Each distributor or reseller presents a different data set in a different format. Sure, fundamentally, this is a core ETL/data consolidation project with BI/visualization on the front end. But for many companies, truly understanding the life of the deal (from inception to close and ongoing) is more difficult than you think. You need to combine a lot of CRM, Web analytics, and finance to say, “Yes, PPC yielded closings, but 40 percent of those customers defaulted on the first bill, so …”
2. Big Brother is watching and would like to offer you a latte
Companies like to know what you’re doing (credit for this headline goes to a co-worker who shall remain anonymous) and sell you an item based on that activity. Your telemetry data, for example, might indicate that you’ve installed an app and the company knows where you are in the mall. A huge amount of big data horsepower goes into predicting what you might want to buy at any given moment.
3. Measuring the effectiveness of marketing
Marketing people do “things,” and they want to know what those things were and how they relate to their KPIs. This is again fundamentally a BI project and often involves a fair amount of change data capture (CDC) and ETL or data consolidation. The actual KPIs they measure varies a lot. Sometimes these involve cubes in tools like Kylin or Greenplum. Other times these cross over into the next category: social media.
4. Taking the temperature of social media
People are talking … a lot. Sometimes they talk about you (or, rather, your company), often in a public or semipublic social network. A lot can be learned from this, such as: How do people feel about your brand? Are your marketing efforts working? If the USGS can detect earthquakes and their magnitude from Twitter, then certainly you can learn whether your new ad campaign caused a stir or fell flat. For some industry verticals, this data capture goes well beyond Twitter and Facebook, thanks to specialized social networks.
5. Slogging through logs
Whether you’re intent on detecting intruders or you think the auditors are coming, you need to capture logs and make them searchable. Splunk has made a killing here, but there are other, more flexible options in big data.
6. Because I don’t want to buy Teradata
This is not Teradata’s year. Big data has eaten at the edges (including the growth frontier), and now Apache Kylin has made cubes available to everyone. MPP as a distributed system is becoming more significant, thanks to Impala and HAWQ/Greenplum. There’s less room for a big expensive item that only does that thing and doesn’t fit in with other data analytics efforts — and can’t go to the cloud unless it’s a single vendor’s weird, proprietary cloud.

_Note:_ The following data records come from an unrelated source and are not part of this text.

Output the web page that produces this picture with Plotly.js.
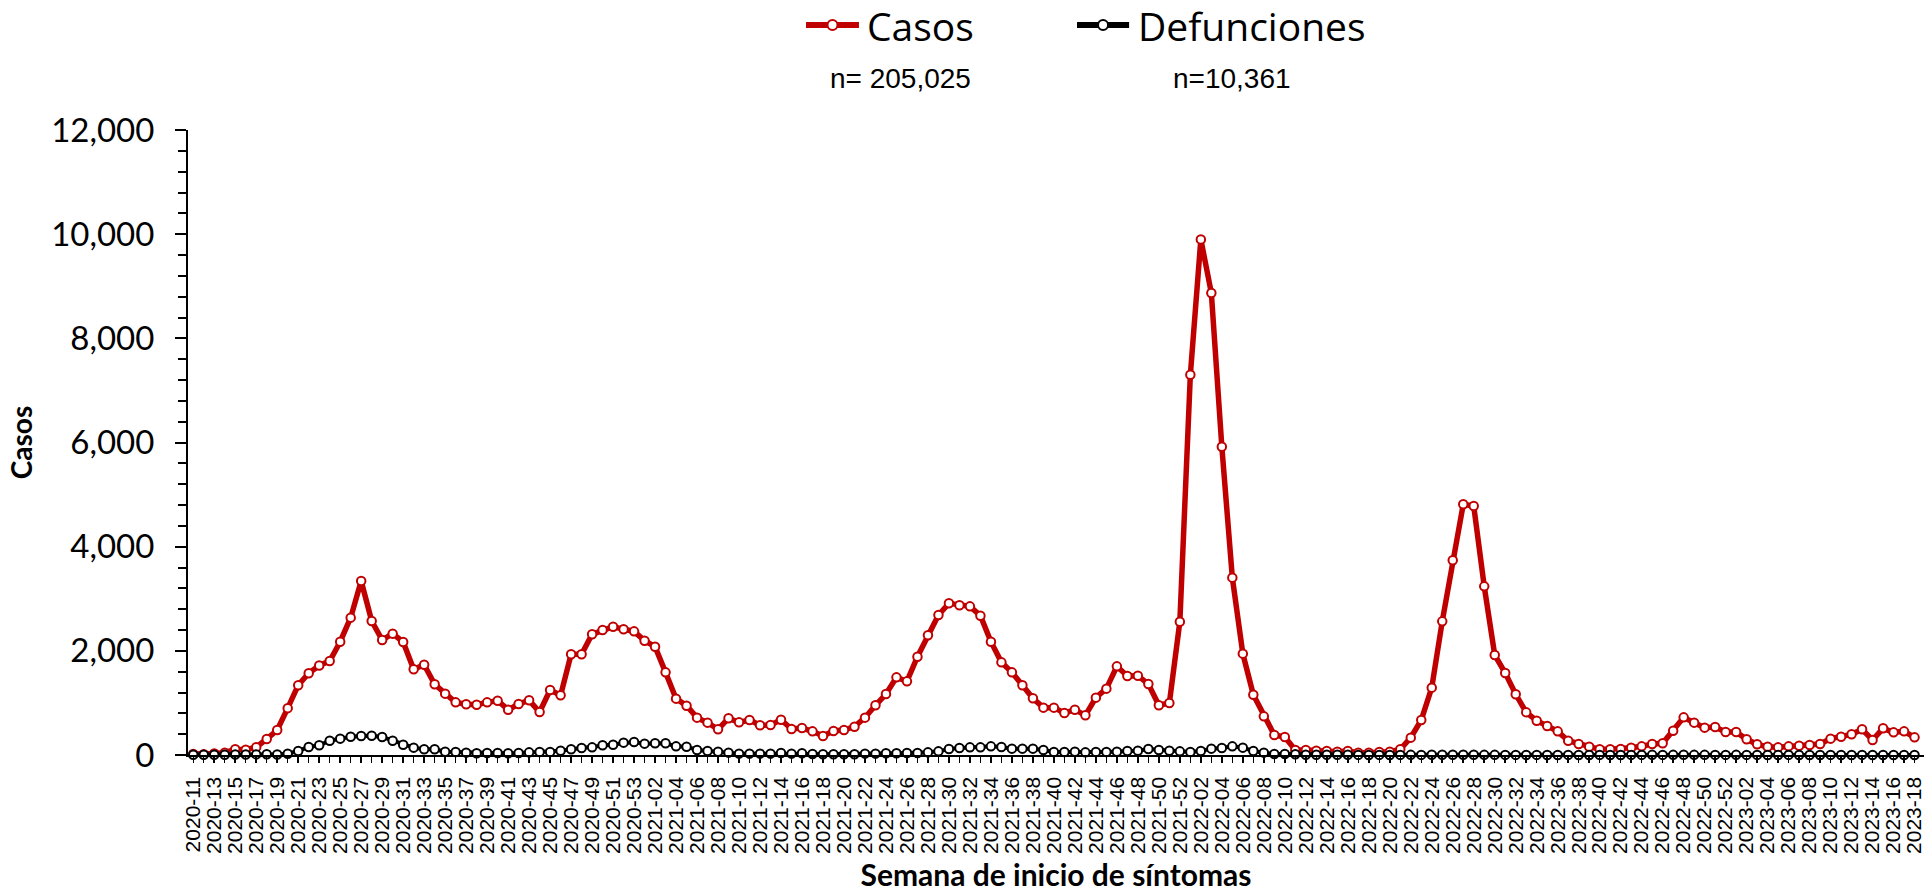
<!DOCTYPE html>
<html>
<head>
<meta charset="utf-8">
<script src="https://cdn.plot.ly/plotly-3.0.1.min.js"></script>
<style>html,body{margin:0;padding:0;background:#fff;}#chart{width:1924px;height:892px;}</style>
</head>
<body>
<div id="chart"></div>
<script>
const weeks = [
"2020-11","2020-12","2020-13","2020-14","2020-15","2020-16","2020-17","2020-18","2020-19","2020-20",
"2020-21","2020-22","2020-23","2020-24","2020-25","2020-26","2020-27","2020-28","2020-29","2020-30",
"2020-31","2020-32","2020-33","2020-34","2020-35","2020-36","2020-37","2020-38","2020-39","2020-40",
"2020-41","2020-42","2020-43","2020-44","2020-45","2020-46","2020-47","2020-48","2020-49","2020-50",
"2020-51","2020-52","2020-53",
"2021-01","2021-02","2021-03","2021-04","2021-05","2021-06","2021-07","2021-08","2021-09","2021-10",
"2021-11","2021-12","2021-13","2021-14","2021-15","2021-16","2021-17","2021-18","2021-19","2021-20",
"2021-21","2021-22","2021-23","2021-24","2021-25","2021-26","2021-27","2021-28","2021-29","2021-30",
"2021-31","2021-32","2021-33","2021-34","2021-35","2021-36","2021-37","2021-38","2021-39","2021-40",
"2021-41","2021-42","2021-43","2021-44","2021-45","2021-46","2021-47","2021-48","2021-49","2021-50",
"2021-51","2021-52",
"2022-01","2022-02","2022-03","2022-04","2022-05","2022-06","2022-07","2022-08","2022-09","2022-10",
"2022-11","2022-12","2022-13","2022-14","2022-15","2022-16","2022-17","2022-18","2022-19","2022-20",
"2022-21","2022-22","2022-23","2022-24","2022-25","2022-26","2022-27","2022-28","2022-29","2022-30",
"2022-31","2022-32","2022-33","2022-34","2022-35","2022-36","2022-37","2022-38","2022-39","2022-40",
"2022-41","2022-42","2022-43","2022-44","2022-45","2022-46","2022-47","2022-48","2022-49","2022-50",
"2022-51","2022-52",
"2023-01","2023-02","2023-03","2023-04","2023-05","2023-06","2023-07","2023-08","2023-09","2023-10",
"2023-11","2023-12","2023-13","2023-14","2023-15","2023-16","2023-17","2023-18"
];

const casos = [
20,15,30,45,110,100,150,307,480,900,
1340,1570,1720,1805,2175,2637,3340,2573,2208,2330,
2170,1645,1734,1357,1178,1011,973,966,1011,1043,
870,979,1050,826,1248,1146,1933,1933,2317,2400,
2464,2413,2374,
2195,2080,1587,1082,947,717,621,493,704,627,
672,570,576,678,499,518,454,365,461,480,
544,717,954,1171,1491,1414,1888,2298,2688,2912,
2874,2854,2675,2176,1779,1587,1338,1088,909,909,
806,870,762,1101,1274,1702,1517,1523,1363,954,
998,2560,
7300,9900,8870,5920,3405,1946,1158,742,384,346,
96,96,83,77,64,77,45,45,58,64,
109,333,672,1293,2566,3738,4813,4781,3238,1920,
1574,1165,819,659,557,454,275,211,160,109,
109,115,141,166,211,224,467,723,621,525,
538,442,
442,301,205,160,147,166,179,192,211,314,
352,397,493,288,512,435,454,339
];

const defunciones = [
5,5,5,5,8,10,12,15,10,25,
77,154,186,275,314,352,365,371,346,275,
198,141,109,109,64,58,45,32,38,38,
32,38,51,58,58,83,109,134,147,186,
198,237,250,
218,224,224,166,160,96,77,64,45,26,
26,26,26,38,26,32,20,13,13,13,
13,26,26,32,32,38,38,51,70,115,
134,147,147,166,154,122,122,122,96,58,
58,64,51,58,58,64,77,83,115,96,
83,70,
58,77,122,134,166,141,77,45,20,20,
13,5,5,5,5,5,2,1,2,1,
2,3,2,4,5,6,5,4,3,3,
2,2,1,2,1,1,2,1,1,2,
1,1,2,2,3,2,3,4,3,3,
2,2,
3,2,2,1,1,2,1,1,1,2,
1,1,2,1,1,1,1,1
];

const seriesNames = ["Casos", "Defunciones"];
const seriesColors = ["#C00000", "#000000"];
const totals = ["n= 205,025", "n=10,361"];
const yTickVals = [0, 2000, 4000, 6000, 8000, 10000, 12000];

const tickText = weeks.map((w, i) => (i % 2 === 0 ? w : ""));

const traces = [
  {
    x: weeks, y: casos, name: seriesNames[0], type: "scatter", mode: "lines+markers",
    cliponaxis: false, showlegend: false,
    line: {color: seriesColors[0], width: 5.5},
    marker: {symbol: "circle", size: 8.5, color: "#ffffff", line: {color: seriesColors[0], width: 2}}
  },
  {
    x: weeks, y: defunciones, name: seriesNames[1], type: "scatter", mode: "lines+markers",
    cliponaxis: false, showlegend: false,
    line: {color: seriesColors[1], width: 4},
    marker: {symbol: "circle", size: 8.5, color: "#ffffff", line: {color: seriesColors[1], width: 2}}
  }
];

/* custom legend (line + marker + label), positioned in paper coordinates */
const legY = 1.168;
const legItems = [
  {x0: 0.3560, x1: 0.3865, xt: 0.3900},
  {x0: 0.5121, x1: 0.5421, xt: 0.5460}
];
const shapes = [];
const annotations = [];
legItems.forEach((it, i) => {
  shapes.push({type: "line", xref: "paper", yref: "paper", x0: it.x0, x1: it.x1, y0: legY, y1: legY,
               line: {color: seriesColors[i], width: 6}});
  shapes.push({type: "circle", xref: "paper", yref: "paper", xsizemode: "pixel", ysizemode: "pixel",
               xanchor: (it.x0 + it.x1) / 2, yanchor: legY, x0: -5, x1: 5, y0: -5, y1: 5,
               fillcolor: "#ffffff", line: {color: seriesColors[i], width: 2}});
  annotations.push({text: seriesNames[i], xref: "paper", yref: "paper", x: it.xt, y: legY,
                    xanchor: "left", yanchor: "middle", showarrow: false,
                    font: {family: "Open Sans", size: 39, color: "#000000"}});
});
annotations.push({text: totals[0], xref: "paper", yref: "paper", x: 0.4107, y: 1.0832, xanchor: "center", yanchor: "middle",
  showarrow: false, font: {family: "Liberation Sans, Arial", size: 28, color: "#000000"}});
annotations.push({text: totals[1], xref: "paper", yref: "paper", x: 0.6014, y: 1.0832, xanchor: "center", yanchor: "middle",
  showarrow: false, font: {family: "Liberation Sans, Arial", size: 28, color: "#000000"}});

const layout = {
  width: 1924, height: 892, autosize: false,
  margin: {l: 188, r: 0, t: 130, b: 137, pad: 0},
  paper_bgcolor: "#ffffff", plot_bgcolor: "#ffffff",
  showlegend: false,
  xaxis: {
    type: "category", range: [-0.5, weeks.length - 0.1], automargin: false,
    tickmode: "array", tickvals: weeks, ticktext: tickText, tickangle: -90,
    tickfont: {family: "Liberation Sans, Arial", size: 21, color: "#000000"},
    ticks: "outside", ticklen: 6, tickwidth: 1.5, tickcolor: "#000000",
    ticklabelstandoff: 6,
    showline: true, linecolor: "#000000", linewidth: 1.5,
    showgrid: false, zeroline: false,
    title: {text: "<b>Semana de inicio de síntomas</b>", font: {family: "Lato", size: 30, color: "#000000"}, standoff: 12}
  },
  yaxis: {
    range: [0, 12000], automargin: false,
    tickmode: "array", tickvals: yTickVals, tickformat: ",",
    tickfont: {family: "Lato", size: 33, color: "#000000"},
    ticks: "outside", ticklen: 11, tickwidth: 2, tickcolor: "#000000",
    ticklabelstandoff: 14,
    minor: {dtick: 400, tick0: 0, ticks: "outside", ticklen: 8, tickwidth: 2, tickcolor: "#000000", showgrid: false},
    showline: true, linecolor: "#000000", linewidth: 2,
    showgrid: false, zeroline: false,
    title: {text: "<b>Casos</b>", font: {family: "Lato", size: 28, color: "#000000"}, standoff: 10}
  },
  shapes: shapes,
  annotations: annotations
};

Plotly.newPlot("chart", traces, layout, {displayModeBar: false, staticPlot: true});
</script>
</body>
</html>
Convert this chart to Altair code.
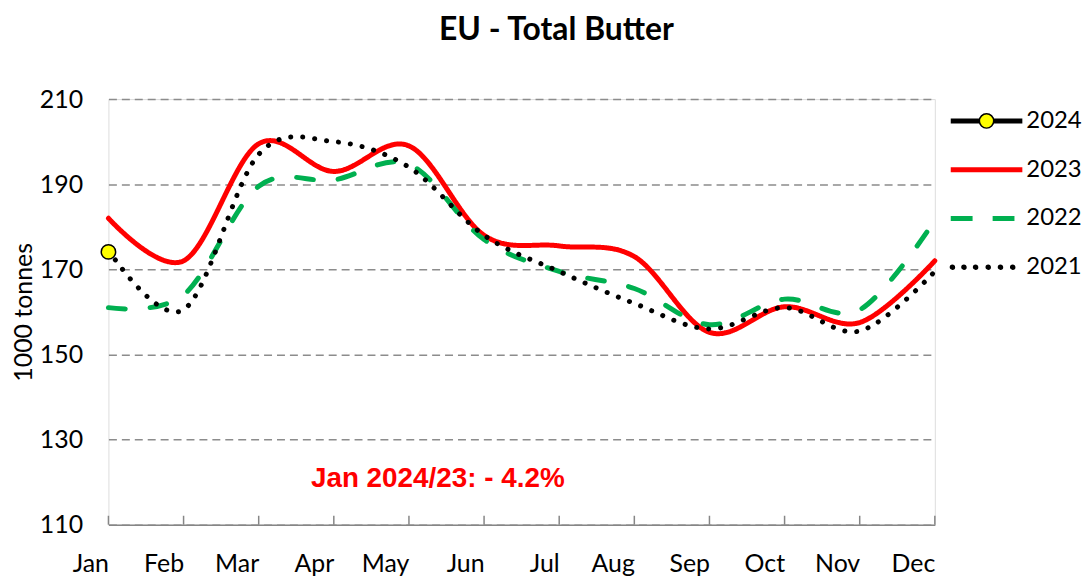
import altair as alt
import pandas as pd

# ---------------- data ----------------
months = ["Jan", "Feb", "Mar", "Apr", "May", "Jun", "Jul", "Aug", "Sep", "Oct", "Nov", "Dec"]
years = ["2024", "2023", "2022", "2021"]
line_years = ["2023", "2022", "2021"]
v2024 = [174.1]
v2023 = [182.0, 172.0, 199.5, 193.0, 199.0, 178.0, 175.5, 173.0, 155.2, 161.2, 157.5, 172.0]
v2022 = [161.0, 164.0, 189.5, 191.0, 194.7, 177.0, 169.5, 165.5, 157.0, 163.0, 160.5, 181.5]
v2021 = [174.5, 160.5, 197.0, 200.0, 194.0, 178.0, 169.5, 162.0, 156.0, 161.0, 155.5, 169.5]
y_ticks = [110, 130, 150, 170, 190, 210]
chart_title = "EU - Total Butter"
y_title = "1000 tonnes"
note_text = "Jan 2024/23: - 4.2%"

# ---------------- styles ----------------
stroke_colors = ["#000000", "#FF0000", "#00B050", "#000000"]
fill_colors = ["#FFFF00", "#FF0000", "#00B050", "#000000"]
line_colors = ["#FF0000", "#00B050", "#000000"]
line_dashes = [[1, 0], [17, 25], [0.1, 12]]
FONT = "Lato"
GRID = "#8C8C8C"


def hbar(x0, x1):
    return "".join(f"M{x0},{dy}L{x1},{dy}" for dy in (-0.05, -0.017, 0.017, 0.05))


def ring(cx, r):
    return f"M{cx - r},0A{r},{r} 0 1,0 {cx + r},0A{r},{r} 0 1,0 {cx - r},0Z"


legend_shapes = [
    hbar(-1, -0.2) + hbar(0.2, 1) + ring(0, 0.2),
    hbar(-1, 1),
    hbar(-1, -0.39) + hbar(0.17, 0.78),
    "".join(ring(c, 0.056) for c in (-0.953, -0.631, -0.306, 0.047, 0.389, 0.731)),
]

rows = []
for yr, vals in (("2023", v2023), ("2022", v2022), ("2021", v2021)):
    for m, v in zip(months, vals):
        rows.append({"year": yr, "month": m, "value": v})
lines_df = pd.DataFrame(rows)
p24_df = pd.DataFrame({"year": ["2024"] * len(v2024), "month": months[: len(v2024)], "value": v2024})
legend_df = pd.concat([p24_df, lines_df], ignore_index=True)

x_enc = alt.X(
    "month:N",
    sort=months,
    scale=alt.Scale(type="point", domain=months, padding=0),
    axis=alt.Axis(
        title=None, labelAngle=0, labelFont=FONT, labelFontSize=25, labelColor="black",
        tickSize=0, ticks=False, labelPadding=39, domainColor="#868686", domainWidth=1.5,
        grid=False,
    ),
)
y_enc = alt.Y(
    "value:Q",
    scale=alt.Scale(domain=[110, 210], nice=False, zero=False),
    axis=alt.Axis(
        title=y_title, values=y_ticks, titleFont=FONT, titleFontSize=25, titleFontWeight="normal",
        titleColor="black", titlePadding=3, labelFont=FONT, labelFontSize=25, labelColor="black",
        labelPadding=26, tickSize=0, ticks=False, domain=False, grid=True, gridColor=GRID,
        gridWidth=1.5, gridDash=[8, 5],
    ),
)

lines = alt.Chart(lines_df).mark_line(interpolate="cardinal", strokeWidth=5, strokeCap="round").encode(
    x=x_enc,
    y=y_enc,
    color=alt.Color("year:N", scale=alt.Scale(domain=line_years, range=line_colors), legend=None),
    strokeDash=alt.StrokeDash("year:N", scale=alt.Scale(domain=line_years, range=line_dashes), legend=None),
    detail="year:N",
)

point24 = alt.Chart(p24_df).mark_point(
    filled=True, shape="circle", size=210, fill="#FFFF00", stroke="#000000", strokeWidth=1.5, opacity=1
).encode(x=alt.X("month:N", sort=months), y="value:Q")

leg = alt.Legend(
    title=None, orient="none", legendX=846, legendY=-15, padding=0, labelFont=FONT,
    labelFontSize=24, labelColor="black", symbolSize=5184, symbolOpacity=1,
    symbolStrokeWidth=1.5, rowPadding=0, labelOffset=3,
)
legend_layer = alt.Chart(legend_df).mark_point(filled=True, opacity=0).encode(
    x=alt.X("month:N", sort=months),
    y="value:Q",
    fill=alt.Fill("year:N", scale=alt.Scale(domain=years, range=fill_colors), legend=leg),
    stroke=alt.Stroke("year:N", scale=alt.Scale(domain=years, range=stroke_colors), legend=leg),
    shape=alt.Shape("year:N", scale=alt.Scale(domain=years, range=legend_shapes), legend=leg),
)

ticks = alt.Chart(pd.DataFrame({"month": months})).mark_rule(color="#868686", strokeWidth=1.5).encode(
    x=alt.X("month:N", sort=months), y=alt.value(428), y2=alt.value(419)
)

note = alt.Chart(pd.DataFrame({"t": [note_text]})).mark_text(
    font="Liberation Sans", fontSize=28, fontWeight="bold", color="#FF0000",
    align="center", baseline="alphabetic", dx=29,
).encode(x=alt.datum("May"), y=alt.datum(118.9), text="t:N")

chart = alt.layer(ticks, lines, legend_layer, point24, note).properties(
    width=831,
    height=428,
    title=alt.Title(chart_title, font=FONT, fontSize=32, fontWeight="bold", color="black",
                    anchor="middle", dx=35, offset=37),
    autosize=alt.AutoSizeParams(type="none"),
    padding={"left": 101, "top": 90, "right": 150, "bottom": 53},
).configure_view(stroke=None).configure(background="white")

chart.save("out.html", embed_options={"renderer": "svg", "actions": False})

7. Plain old extract, tranform, load
ETL is still probably the most common Hadoop workload today — and I’d venture to say that ETL is the most common nonstreaming workload for Spark. By the way, 100 startups have come out of the woodwork claiming to handle this task.
8. Capture sensor data now, figure out what to do with it later
Whether it’s the power grid, manufacturing, water pumps, or people driving around, stuff is telling us things. Those things need to be captured. Some people have even figured out what do with the data, but capturing it in time is the first big step, because many people feel it’s technically hard.
Note that I usually push people to start thinking about analytics early in their big data projects. Why? Because sizing and designing a flow is far easier up front than rethinking the whole arrangement when the data is already in a box. But sometimes you need to ingest and hope for the best.
Over the past year, I’ve seen a few other project types, but most use cases fit in one of these eight categories. What do you folks see in the wild?